Diet bars, lean wheys, mass gainers. Some supplements scream out what their target audience is! A lot of people will pick up on those buzz words and automatically go for the product that promises to help them reach their goal. But do we understand why? Let's talk about why certain proteins are labelled this way, what makes them different, and how significant those differences are.


CLA. An ingredient commonly added to diet proteins is Conjugated Linoleic Acids (CLAs). CLA is an omega 3 fatty acid which is popular as a non-stimulant fat burning product, alone in capsules and liquids or added to products such as BCAAs and whey. CLA has been linked to reducing fat storage, increasing metabolism and an improvement in overall body composition, among other benefits. A 2001 study on healthy, exercising humans concluded that CLA reduces body fat but not body weight (this is likely down to an increase in muscle mass). Unfortunately, however, there seem to be just as many studies showing little to no effect with CLA supplementation. We advise you to make your own conclusions with this one while we wait on more solid data!

Green Tea. Green tea, both as an extract and a drink, is a favorite with the dieting population. Green tea is undeniably great for health. As a drink, it is calorie free, and can be sweetened to taste if desired. It is loaded with antioxidants from its high polyphenol content, which protect against cell damage from the atmosphere and contains caffeine, but at a lower dosage than coffee. Caffeine itself can work as a fat burner in those with a low tolerance. PhD diet whey contains 7mg of caffeine per 25g of powder, not really enough to have an effect alone- for these properties, consider also drinking 1-2 cups of the stuff early in the day! It has been suggested that the flavonoids and caffeine in green tea can increase metabolic rate, increase fat oxidation (breakdown improve insulin activity. Although these increases are only very mild, green tea does enough great things in the body for it to be worth trying.

L-Carnitine. L-Carnitine is an amino acid like substance found naturally in the body. L-carnitine helps to transport fat, particularly long-chain fatty acids, into the mitochondria of cells, hence the claims that it may assist the breakdown of body fat and, hypothetically, work well with CLA. Some people cannot make enough, so will see greater benefits from supplementation. Studies on L-carnitine for fat loss and increasing insulin sensitivity are weak, but other benefits have been seen- even improving sperm quality in men! L-carnitine is taken up best with carbs. If using a diet whey with L-Carnitine, consider adding it to your oats!

Fibre (Glucomannan in CNP Diet Whey, Flaxseed in PhD and CNP Diet Whey). Glucomannan helps to keep you feeling fuller for longer. This can reduce cravings and increase adherance to a diet.

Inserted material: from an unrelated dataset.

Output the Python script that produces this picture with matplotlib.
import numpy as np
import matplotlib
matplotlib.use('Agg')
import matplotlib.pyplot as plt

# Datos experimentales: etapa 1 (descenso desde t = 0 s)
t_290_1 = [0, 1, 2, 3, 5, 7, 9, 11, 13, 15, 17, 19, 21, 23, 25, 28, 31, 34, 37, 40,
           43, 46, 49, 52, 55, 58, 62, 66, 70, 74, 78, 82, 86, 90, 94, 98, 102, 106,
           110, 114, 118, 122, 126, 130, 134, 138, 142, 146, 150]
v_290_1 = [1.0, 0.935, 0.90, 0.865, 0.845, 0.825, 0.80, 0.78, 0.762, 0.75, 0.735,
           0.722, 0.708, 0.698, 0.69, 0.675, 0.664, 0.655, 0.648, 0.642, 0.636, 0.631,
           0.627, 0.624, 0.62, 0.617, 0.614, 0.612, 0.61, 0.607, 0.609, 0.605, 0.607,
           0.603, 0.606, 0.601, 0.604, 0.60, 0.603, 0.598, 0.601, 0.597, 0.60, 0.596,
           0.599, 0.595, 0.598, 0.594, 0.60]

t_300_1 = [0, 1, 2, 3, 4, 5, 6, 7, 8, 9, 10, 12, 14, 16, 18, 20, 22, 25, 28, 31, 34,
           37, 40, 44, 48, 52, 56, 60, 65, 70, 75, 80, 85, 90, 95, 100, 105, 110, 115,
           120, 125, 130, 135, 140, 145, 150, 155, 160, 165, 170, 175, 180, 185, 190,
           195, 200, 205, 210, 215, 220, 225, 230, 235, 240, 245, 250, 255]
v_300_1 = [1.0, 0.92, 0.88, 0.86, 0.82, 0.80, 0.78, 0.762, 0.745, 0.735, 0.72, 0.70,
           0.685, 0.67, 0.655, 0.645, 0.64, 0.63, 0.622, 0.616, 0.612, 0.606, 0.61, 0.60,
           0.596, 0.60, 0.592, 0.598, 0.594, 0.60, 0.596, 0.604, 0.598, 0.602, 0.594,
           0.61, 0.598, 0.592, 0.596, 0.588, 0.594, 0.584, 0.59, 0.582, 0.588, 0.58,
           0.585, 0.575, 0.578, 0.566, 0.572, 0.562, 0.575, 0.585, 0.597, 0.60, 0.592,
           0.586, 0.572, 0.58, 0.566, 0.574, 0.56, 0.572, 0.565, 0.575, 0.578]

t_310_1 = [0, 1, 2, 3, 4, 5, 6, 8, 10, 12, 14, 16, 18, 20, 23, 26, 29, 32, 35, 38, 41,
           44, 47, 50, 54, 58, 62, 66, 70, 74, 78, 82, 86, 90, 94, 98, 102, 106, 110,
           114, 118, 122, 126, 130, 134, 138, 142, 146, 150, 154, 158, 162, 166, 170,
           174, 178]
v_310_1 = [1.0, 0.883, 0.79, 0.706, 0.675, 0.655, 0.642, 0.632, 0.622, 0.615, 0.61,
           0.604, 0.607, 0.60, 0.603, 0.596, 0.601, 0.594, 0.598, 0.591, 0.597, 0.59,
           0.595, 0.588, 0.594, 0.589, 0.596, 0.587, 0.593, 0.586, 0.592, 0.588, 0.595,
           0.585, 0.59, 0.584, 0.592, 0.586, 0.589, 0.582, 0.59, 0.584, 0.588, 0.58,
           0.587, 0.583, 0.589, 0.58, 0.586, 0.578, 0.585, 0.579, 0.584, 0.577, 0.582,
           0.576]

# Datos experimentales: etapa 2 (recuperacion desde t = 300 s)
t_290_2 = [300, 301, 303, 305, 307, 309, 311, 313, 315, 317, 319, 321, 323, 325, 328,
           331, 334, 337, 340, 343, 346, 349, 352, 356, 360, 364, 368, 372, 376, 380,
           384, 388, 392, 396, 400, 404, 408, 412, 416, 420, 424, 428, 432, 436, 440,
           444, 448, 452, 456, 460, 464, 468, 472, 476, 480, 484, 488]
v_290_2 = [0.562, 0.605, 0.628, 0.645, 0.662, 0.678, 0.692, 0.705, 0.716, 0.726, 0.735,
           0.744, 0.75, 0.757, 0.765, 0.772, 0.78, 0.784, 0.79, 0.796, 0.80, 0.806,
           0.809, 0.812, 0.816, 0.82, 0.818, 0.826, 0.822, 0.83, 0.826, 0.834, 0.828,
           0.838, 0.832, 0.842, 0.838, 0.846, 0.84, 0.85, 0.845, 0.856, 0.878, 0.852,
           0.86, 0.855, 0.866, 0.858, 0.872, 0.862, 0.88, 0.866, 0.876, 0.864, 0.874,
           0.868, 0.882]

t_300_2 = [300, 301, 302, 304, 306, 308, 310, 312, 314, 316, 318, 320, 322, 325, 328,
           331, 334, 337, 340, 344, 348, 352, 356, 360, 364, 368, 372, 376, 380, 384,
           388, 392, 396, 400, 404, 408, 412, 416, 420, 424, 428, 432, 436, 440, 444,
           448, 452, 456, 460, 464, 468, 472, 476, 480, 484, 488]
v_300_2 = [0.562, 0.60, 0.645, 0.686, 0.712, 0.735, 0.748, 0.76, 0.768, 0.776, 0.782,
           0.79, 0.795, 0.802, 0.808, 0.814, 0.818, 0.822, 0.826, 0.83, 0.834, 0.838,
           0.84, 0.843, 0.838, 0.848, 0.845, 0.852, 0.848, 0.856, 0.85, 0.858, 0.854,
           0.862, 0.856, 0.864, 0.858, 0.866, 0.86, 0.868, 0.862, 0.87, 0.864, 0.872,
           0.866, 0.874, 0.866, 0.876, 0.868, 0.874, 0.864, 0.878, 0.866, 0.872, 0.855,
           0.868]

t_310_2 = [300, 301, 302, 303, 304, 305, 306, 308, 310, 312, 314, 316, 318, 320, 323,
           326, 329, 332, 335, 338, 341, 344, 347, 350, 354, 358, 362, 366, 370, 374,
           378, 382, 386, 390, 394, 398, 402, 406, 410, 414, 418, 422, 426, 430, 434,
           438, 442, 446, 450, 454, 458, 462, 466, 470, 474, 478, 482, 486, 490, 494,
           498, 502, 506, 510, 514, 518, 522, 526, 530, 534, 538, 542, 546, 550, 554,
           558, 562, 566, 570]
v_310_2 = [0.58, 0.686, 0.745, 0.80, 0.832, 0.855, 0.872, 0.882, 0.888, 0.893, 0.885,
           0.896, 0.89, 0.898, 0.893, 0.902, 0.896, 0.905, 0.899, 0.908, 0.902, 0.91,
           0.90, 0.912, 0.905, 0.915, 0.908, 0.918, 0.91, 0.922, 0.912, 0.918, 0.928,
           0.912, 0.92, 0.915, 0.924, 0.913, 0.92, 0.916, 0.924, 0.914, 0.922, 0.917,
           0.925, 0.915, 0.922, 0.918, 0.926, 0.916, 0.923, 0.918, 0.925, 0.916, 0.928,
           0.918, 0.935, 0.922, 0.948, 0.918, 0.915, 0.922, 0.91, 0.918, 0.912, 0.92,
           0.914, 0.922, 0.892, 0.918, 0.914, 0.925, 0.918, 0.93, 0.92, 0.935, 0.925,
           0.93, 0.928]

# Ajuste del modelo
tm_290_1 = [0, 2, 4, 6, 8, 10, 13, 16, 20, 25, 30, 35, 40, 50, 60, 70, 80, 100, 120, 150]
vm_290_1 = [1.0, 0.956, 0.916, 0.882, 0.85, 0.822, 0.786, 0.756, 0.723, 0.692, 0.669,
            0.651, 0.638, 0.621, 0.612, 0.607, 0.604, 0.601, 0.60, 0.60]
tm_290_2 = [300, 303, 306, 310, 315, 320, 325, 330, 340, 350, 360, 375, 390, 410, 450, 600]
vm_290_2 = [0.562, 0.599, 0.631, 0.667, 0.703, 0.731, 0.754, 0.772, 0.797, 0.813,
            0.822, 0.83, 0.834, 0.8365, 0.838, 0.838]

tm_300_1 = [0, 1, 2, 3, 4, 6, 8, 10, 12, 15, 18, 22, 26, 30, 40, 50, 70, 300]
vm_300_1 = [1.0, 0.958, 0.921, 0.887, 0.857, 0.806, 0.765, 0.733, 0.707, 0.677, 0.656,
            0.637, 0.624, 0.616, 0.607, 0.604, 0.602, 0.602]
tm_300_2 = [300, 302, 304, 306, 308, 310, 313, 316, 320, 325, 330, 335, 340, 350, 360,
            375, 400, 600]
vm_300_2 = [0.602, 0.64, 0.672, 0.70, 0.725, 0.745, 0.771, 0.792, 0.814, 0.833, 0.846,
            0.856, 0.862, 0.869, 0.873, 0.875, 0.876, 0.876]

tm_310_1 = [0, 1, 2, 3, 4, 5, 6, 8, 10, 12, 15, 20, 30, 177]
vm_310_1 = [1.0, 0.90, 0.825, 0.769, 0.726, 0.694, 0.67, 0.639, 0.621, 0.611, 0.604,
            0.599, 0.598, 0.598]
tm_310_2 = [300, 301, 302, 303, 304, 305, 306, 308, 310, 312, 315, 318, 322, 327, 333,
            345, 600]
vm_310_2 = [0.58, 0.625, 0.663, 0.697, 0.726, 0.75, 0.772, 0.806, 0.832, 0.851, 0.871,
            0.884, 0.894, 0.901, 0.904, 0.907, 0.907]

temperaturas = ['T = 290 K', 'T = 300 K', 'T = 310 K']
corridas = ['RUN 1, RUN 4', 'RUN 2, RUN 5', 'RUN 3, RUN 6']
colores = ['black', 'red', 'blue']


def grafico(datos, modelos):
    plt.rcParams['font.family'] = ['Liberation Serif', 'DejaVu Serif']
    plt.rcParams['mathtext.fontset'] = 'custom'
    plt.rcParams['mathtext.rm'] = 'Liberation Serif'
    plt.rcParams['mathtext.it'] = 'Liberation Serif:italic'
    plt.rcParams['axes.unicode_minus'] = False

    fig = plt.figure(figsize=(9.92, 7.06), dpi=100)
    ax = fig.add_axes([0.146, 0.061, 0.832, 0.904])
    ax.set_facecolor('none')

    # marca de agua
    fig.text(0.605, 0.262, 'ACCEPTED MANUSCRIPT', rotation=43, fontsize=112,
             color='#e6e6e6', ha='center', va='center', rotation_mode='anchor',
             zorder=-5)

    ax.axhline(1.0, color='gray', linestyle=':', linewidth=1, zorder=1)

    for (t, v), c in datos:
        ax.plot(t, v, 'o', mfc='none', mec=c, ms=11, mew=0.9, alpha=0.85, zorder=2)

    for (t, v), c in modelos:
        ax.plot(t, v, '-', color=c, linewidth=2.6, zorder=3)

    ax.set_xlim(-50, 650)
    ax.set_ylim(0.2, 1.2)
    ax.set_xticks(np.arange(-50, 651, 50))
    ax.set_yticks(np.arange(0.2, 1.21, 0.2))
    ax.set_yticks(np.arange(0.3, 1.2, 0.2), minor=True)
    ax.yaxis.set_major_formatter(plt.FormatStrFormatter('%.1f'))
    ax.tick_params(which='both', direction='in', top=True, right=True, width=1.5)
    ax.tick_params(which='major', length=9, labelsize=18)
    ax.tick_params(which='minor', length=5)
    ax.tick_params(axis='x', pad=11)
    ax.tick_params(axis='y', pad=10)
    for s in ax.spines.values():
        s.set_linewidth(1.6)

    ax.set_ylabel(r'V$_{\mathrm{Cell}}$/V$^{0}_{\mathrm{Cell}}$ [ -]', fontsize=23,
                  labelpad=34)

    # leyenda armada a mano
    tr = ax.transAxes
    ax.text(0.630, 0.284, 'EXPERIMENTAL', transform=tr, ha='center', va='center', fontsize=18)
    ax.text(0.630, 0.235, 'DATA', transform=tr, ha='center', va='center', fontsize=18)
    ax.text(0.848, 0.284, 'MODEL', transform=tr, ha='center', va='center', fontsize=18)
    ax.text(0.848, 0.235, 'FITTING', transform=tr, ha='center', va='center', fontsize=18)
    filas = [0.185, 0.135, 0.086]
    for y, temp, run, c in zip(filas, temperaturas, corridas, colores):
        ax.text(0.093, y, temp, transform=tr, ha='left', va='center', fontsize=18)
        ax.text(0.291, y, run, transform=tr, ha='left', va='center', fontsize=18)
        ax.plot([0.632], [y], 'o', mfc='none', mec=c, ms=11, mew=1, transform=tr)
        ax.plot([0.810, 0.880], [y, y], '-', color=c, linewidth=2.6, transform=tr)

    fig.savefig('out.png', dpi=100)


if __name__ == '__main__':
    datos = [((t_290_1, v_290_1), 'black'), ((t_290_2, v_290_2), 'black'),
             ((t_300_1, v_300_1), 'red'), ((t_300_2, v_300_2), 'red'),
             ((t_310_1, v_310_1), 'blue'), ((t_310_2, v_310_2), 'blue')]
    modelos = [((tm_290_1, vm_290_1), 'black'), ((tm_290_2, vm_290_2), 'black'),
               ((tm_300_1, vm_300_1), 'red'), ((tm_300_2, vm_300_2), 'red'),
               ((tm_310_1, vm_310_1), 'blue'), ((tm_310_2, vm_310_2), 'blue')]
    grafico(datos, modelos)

Glucomannan will also help maintain normal blood cholesterol levels and improve gut and bowel health. Authorised by EFSA, Glucomannan is one of the few ingredients available that can be stated to facilitate weight loss. Flaxseed is another fibrous ingredient with the added benefit of being high in omega 3 healthy fats.

Low Fat. Most diet whey products contain only around 1-2g fat per serving. This helps to keep the calories down, and is also something that dieters commonly look for on food labels. This is in conjunction with high protein content and low-moderate carbs depending on product.


While there is inconclusive evidence on whether any of these ingredients will increase the rate of fat loss, they certainly won't do any harm in the dosages used. Having 'diet' products may also increase motivation and act as a sort of placebo, causing you to stick to a calorie controlled diet and be more active. Think of these as supporting fat loss, not causing it.
If the product is good value compared to a more basic whey, it is worth trying.

Thom, E., Wadstein, J. and Gudmundsen, O. (2001). Conjugated Linoleic Acid Reduces Body Fat in Healthy Exercising Humans. Journal of International Medical Research, [online] 29(5), pp.392-396. Available at: [Accessed 19 Sep. 2018].